So, this works ... the company is legitimate ... etc. See the kit-less pen exmaple posted.

The group buy is for a tap & die set that were created to match the El Grande (Churchill) pen kit.
There is an optional tap for threading the inside of a pen body for the nib holder.

This means ... 
   - you can thread the inside of a cap
   - you can thread the outside of a pen body
   - (optionally) you can thread the inside of a pen body to hold the nib holder

The relevant parts of the e-taps.com quote are:

M12.0x0.8Px2.4L triple start tap & die pair (+ 10mmx1mm plug tap)
   ... 12-23 pc = $128.00 tap + $65.00 die (+$7.63 tap)
   ... 24-49 pc = $112.30 tap + $59.60 die (+$7.63 tap)

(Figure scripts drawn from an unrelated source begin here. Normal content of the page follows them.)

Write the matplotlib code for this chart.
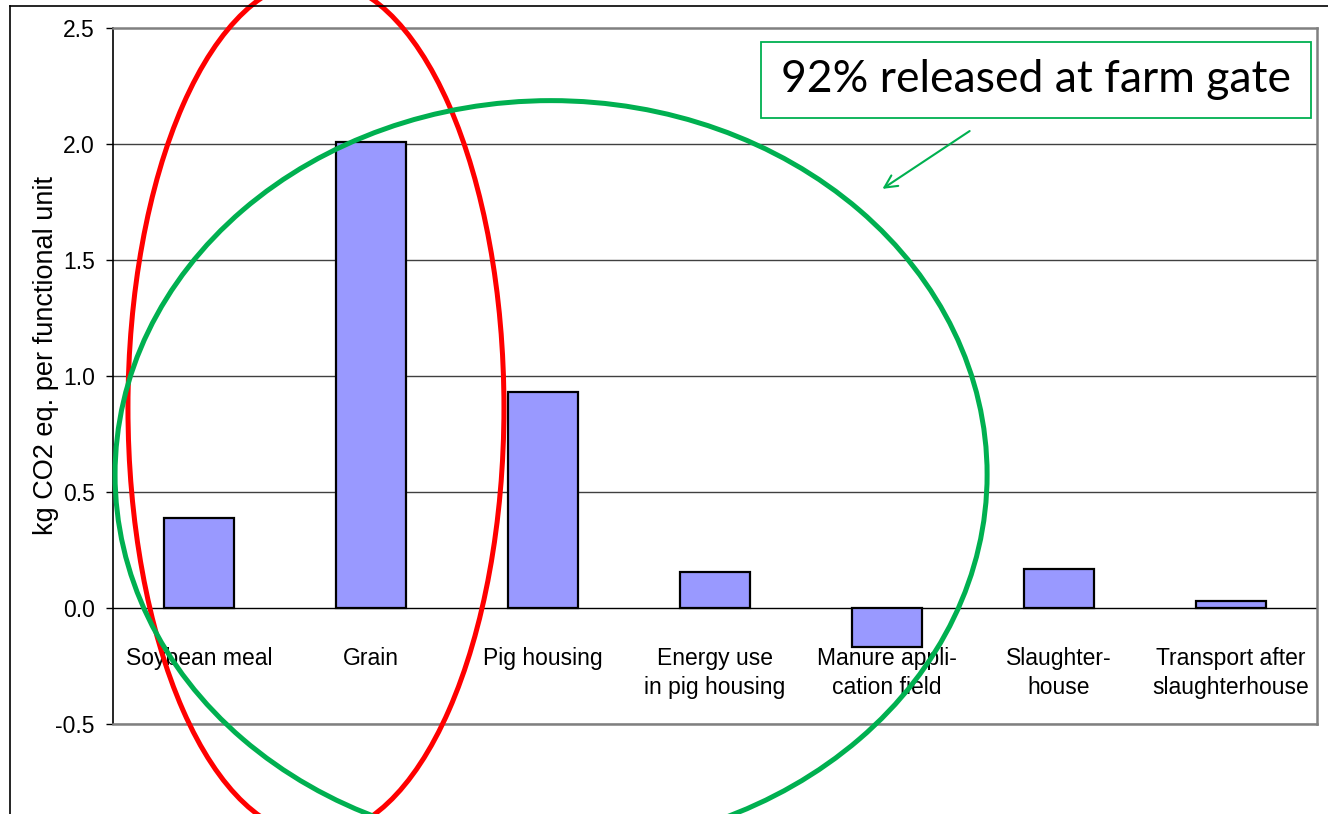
import matplotlib
matplotlib.use("Agg")
import matplotlib.pyplot as plt
from matplotlib.patches import Ellipse, Rectangle
from matplotlib.lines import Line2D

plt.rcParams['font.family'] = ['Liberation Sans', 'DejaVu Sans']

# data
categories = ['Soybean meal', 'Grain', 'Pig housing', 'Energy use\nin pig housing',
              'Manure appli-\ncation field', 'Slaughter-\nhouse',
              'Transport after\nslaughterhouse']
emissions = [0.39, 2.01, 0.93, 0.155, -0.17, 0.17, 0.03]
yticks = [-0.5, 0.0, 0.5, 1.0, 1.5, 2.0, 2.5]
ylabel = 'kg CO2 eq. per functional unit'
note = '92% released at farm gate'

fig = plt.figure(figsize=(13.28, 8.14), dpi=100)
ax = fig.add_axes([113 / 1328, 1 - 724 / 814, 1204 / 1328, 696 / 814])

x = list(range(len(categories)))
ax.bar(x, emissions, width=0.41, color='#9999FF', edgecolor='black',
       linewidth=1.6, zorder=3)

ax.set_xlim(-0.5, 6.5)
ax.set_ylim(-0.5, 2.5)
ax.set_yticks(yticks)
ax.set_yticklabels(['%.1f' % v for v in yticks])
ax.set_xticks([])
ax.tick_params(axis='y', length=5, width=1, pad=8, labelsize=16.5, colors='black')
ax.set_ylabel(ylabel, fontsize=19.5)
ax.yaxis.set_label_coords(-0.045, 0.53)

for v in yticks:
    if v == 0:
        ax.axhline(v, color='black', lw=1.0, zorder=2)
    elif v != 2.5:
        ax.axhline(v, color='#404040', lw=1.0, zorder=1)

for s in ['top', 'right', 'bottom']:
    ax.spines[s].set_color('#808080')
    ax.spines[s].set_linewidth(1.8)
ax.spines['left'].set_color('black')
ax.spines['left'].set_linewidth(1.2)

# category labels under the zero line
for xi, lab in zip(x, categories):
    ax.text(xi, -0.168, lab, ha='center', va='top', fontsize=16.5,
            linespacing=1.35, zorder=4)

# highlight ellipses
ax.add_patch(Ellipse((0.68, 0.864), 2.186, 3.69, fill=False, edgecolor='#FF0000',
                     lw=3.6, zorder=5, clip_on=False))
ax.add_patch(Ellipse((2.047, 0.575), 5.07, 3.224, fill=False, edgecolor='#00B050',
                     lw=3.6, zorder=5, clip_on=False))

# note box and arrow
ax.add_patch(Rectangle((0.538, 0.871), 0.457, 0.109, transform=ax.transAxes,
                       fill=True, facecolor='white', edgecolor='#00B050',
                       lw=1.3, zorder=6, clip_on=False))
ax.text(0.7665, 0.9255, note, transform=ax.transAxes, ha='center', va='center',
        fontsize=32, family=['Lato', 'DejaVu Sans'], zorder=7)
ax.annotate('', xy=(3.96, 1.80), xytext=(4.494, 2.0625),
            arrowprops=dict(arrowstyle='->,head_length=0.9,head_width=0.45',
                            color='#00B050', lw=1.5), zorder=6)

# outer frame
fig.add_artist(Line2D([10 / 1328, 10 / 1328], [0, 1 - 6 / 814], color='black', lw=1.2))
fig.add_artist(Line2D([10 / 1328, 1], [1 - 6 / 814, 1 - 6 / 814], color='black', lw=1.2))

fig.savefig('out.png', dpi=100)
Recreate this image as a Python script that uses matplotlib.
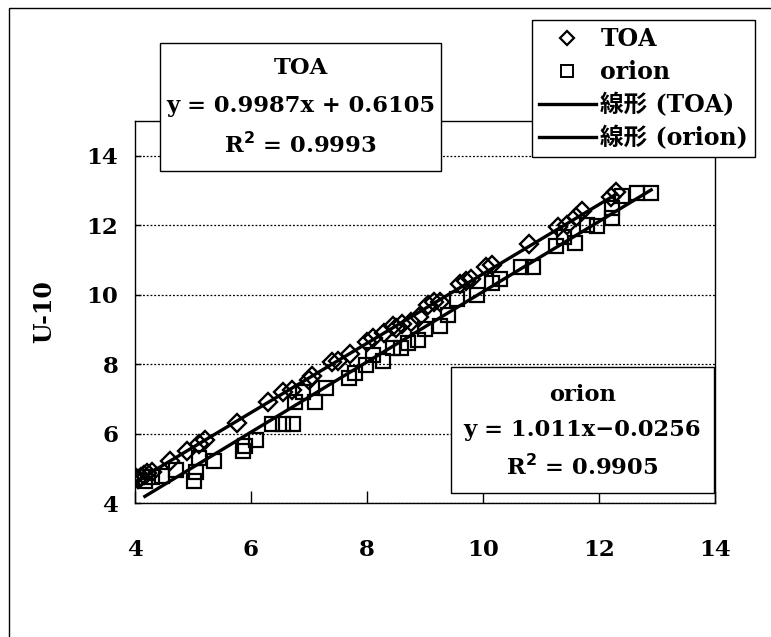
import numpy as np
import matplotlib
matplotlib.use('Agg')
import matplotlib.pyplot as plt
from matplotlib.patches import Rectangle
from matplotlib.lines import Line2D

# TOA points (diamonds)
toa_x = [4.0, 4.05, 4.1, 4.15, 4.2, 4.3, 4.6, 4.9, 5.1, 5.2, 5.75, 6.3, 6.55, 6.7,
         7.0, 7.05, 7.4, 7.5, 7.7, 8.0, 8.1, 8.3, 8.45, 8.5, 8.6, 8.75, 8.9,
         9.05, 9.15, 9.25, 9.6, 9.7, 9.8, 10.05, 10.15, 10.8, 11.3, 11.45,
         11.6, 11.7, 12.2, 12.3]
toa_y = [4.75, 4.7, 4.75, 4.8, 4.85, 4.9, 5.2, 5.5, 5.7, 5.8, 6.3, 6.9, 7.2, 7.25,
         7.55, 7.65, 8.05, 8.1, 8.3, 8.65, 8.75, 8.9, 9.1, 9.05, 9.15, 9.2, 9.35,
         9.7, 9.8, 9.8, 10.3, 10.4, 10.45, 10.8, 10.85, 11.45, 11.95, 12.0,
         12.25, 12.4, 12.8, 12.95]

# orion points (squares)
orion_x = [4.17, 4.3, 4.47, 4.7, 5.02, 5.05, 5.1, 5.36, 5.87, 5.9, 6.08, 6.37,
           6.55, 6.72, 6.76, 6.9, 7.1, 7.3, 7.69, 7.8, 7.99, 8.1, 8.28, 8.45,
           8.58, 8.7, 8.88, 9.0, 9.26, 9.4, 9.56, 9.9, 10.15, 10.3, 10.66,
           10.86, 11.25, 11.4, 11.59, 11.8, 11.97, 12.22, 12.22, 12.4, 12.65, 12.9]
orion_y = [4.62, 4.75, 4.79, 4.95, 4.62, 4.9, 5.3, 5.2, 5.5, 5.65, 5.8, 6.27,
           6.27, 6.27, 6.92, 7.2, 6.92, 7.3, 7.6, 7.75, 7.97, 8.25, 8.09, 8.45,
           8.45, 8.6, 8.7, 9.0, 9.1, 9.4, 9.86, 10.0, 10.33, 10.45, 10.8,
           10.8, 11.4, 11.65, 11.5, 12.0, 11.98, 12.2, 12.5, 12.85, 12.93, 12.93]

toa_fit = [0.9987, 0.6105]
orion_fit = [1.011, -0.0256]

x_ticks = [4, 6, 8, 10, 12, 14]
y_ticks = [4, 6, 8, 10, 12, 14]

W, H = 771, 637
serif = ['DejaVu Serif', 'Noto Sans CJK JP']
plt.rcParams['font.family'] = serif
plt.rcParams['font.weight'] = 'bold'


def fx(px):
    return px / W


def fy(py):
    return 1 - py / H


fig = plt.figure(figsize=(W / 100, H / 100), dpi=100)
fig.patches.append(Rectangle((fx(9), -0.1), 1.2, fy(8) + 0.1, transform=fig.transFigure,
                             fill=False, edgecolor='black', lw=1))

ax = fig.add_axes([fx(135), fy(503), fx(715) - fx(135), fy(121) - fy(503)])
ax.set_xlim(4, 14)
ax.set_ylim(4, 15)
ax.set_xticks(x_ticks)
ax.set_yticks(y_ticks)
ax.tick_params(axis='x', direction='in', length=9, width=1, pad=26, labelsize=16.5)
ax.tick_params(axis='y', direction='in', length=4, width=1, pad=12, labelsize=16.5)
for s in ax.spines.values():
    s.set_linewidth(1)
ax.grid(axis='y', color='black', linestyle=(0, (1.5, 1.5)), linewidth=0.9)
ax.set_axisbelow(True)
ax.set_ylabel('U-10', fontsize=17, fontweight='bold', labelpad=22)

ax.plot(toa_x, toa_y, 'D', ms=9, mfc='none', mec='black', mew=1.7, zorder=3)
ax.plot(orion_x, orion_y, 's', ms=10, mfc='none', mec='black', mew=1.6, zorder=3)

xt = np.array([min(toa_x), max(toa_x)])
ax.plot(xt, np.polyval(toa_fit, xt), color='black', lw=2.4, zorder=4)
xo = np.array([min(orion_x), max(orion_x)])
ax.plot(xo, np.polyval(orion_fit, xo), color='black', lw=2.4, zorder=4)

# equation boxes
def eq_box(x0, y0, x1, y1, lines, ys):
    fig.patches.append(Rectangle((fx(x0), fy(y1)), fx(x1) - fx(x0), fy(y0) - fy(y1),
                                 transform=fig.transFigure, facecolor='white',
                                 edgecolor='black', lw=1, zorder=5))
    cx = fx((x0 + x1) / 2)
    for t, yy in zip(lines, ys):
        fig.text(cx, fy(yy), t, ha='center', va='center', fontsize=16.3, zorder=6)


eq_box(160, 43, 441, 171,
       ['TOA', 'y = %.4fx + %.4f' % (toa_fit[0], toa_fit[1]), r'R$^{\mathbf{2}}$ = 0.9993'],
       [68, 106, 145])
eq_box(451, 367, 714, 493,
       ['orion', 'y = %.3fx\u2212%.4f' % (orion_fit[0], -orion_fit[1]), r'R$^{\mathbf{2}}$ = 0.9905'],
       [395, 430, 467])

handles = [
    Line2D([], [], marker='D', ls='none', mfc='none', mec='black', ms=7, mew=1.6),
    Line2D([], [], marker='s', ls='none', mfc='none', mec='black', ms=8, mew=1.4),
    Line2D([], [], color='black', lw=2.4),
    Line2D([], [], color='black', lw=2.4),
]
labels = ['TOA', 'orion', '線形 (TOA)', '線形 (orion)']
leg = fig.legend(handles, labels, loc='upper left', bbox_to_anchor=(fx(532), fy(20)),
                 frameon=True, fancybox=False, framealpha=1, edgecolor='black',
                 prop={'family': serif, 'size': 17, 'weight': 'bold'},
                 handlelength=2.4, handletextpad=0.2, labelspacing=0.38,
                 borderpad=0.3, borderaxespad=0)
leg.get_frame().set_linewidth(1)
leg.set_zorder(7)

fig.savefig('out.png', dpi=100)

   ... after order confirmation, its 4-5 weeks until shipped.
   ... then I carve the orders up and ship to you.

USPS shipping rates appear to be:
   ... US flate rate $4.60 + insurance $2.45
   ... Canada/Mexico $9.00 + insurance $2.45
   ... Other countries $11.00 + insurance $2.45


I have to recover any costs related to this (e-taps.com shipping  & handling fees; paypal fees, shipping 

fees + insurance to you).

NOTE:
   If people drop out (and we drop below 24) then I'll have to ask for more $$ (approx $22?)
   If I planned wrong (e.g., shipping or insurance) then I may need to ask for a few $$ more.

	--joe


----------



## jtate

Joe,

Can you give us an address to which to mail checks for the items?

Thanks.

I want the tape die and the extra nib tap.

Julia


----------



## Firefyter-emt

OK!!!  It looks like I will be in on this, but I will e-mail you tonight for sure!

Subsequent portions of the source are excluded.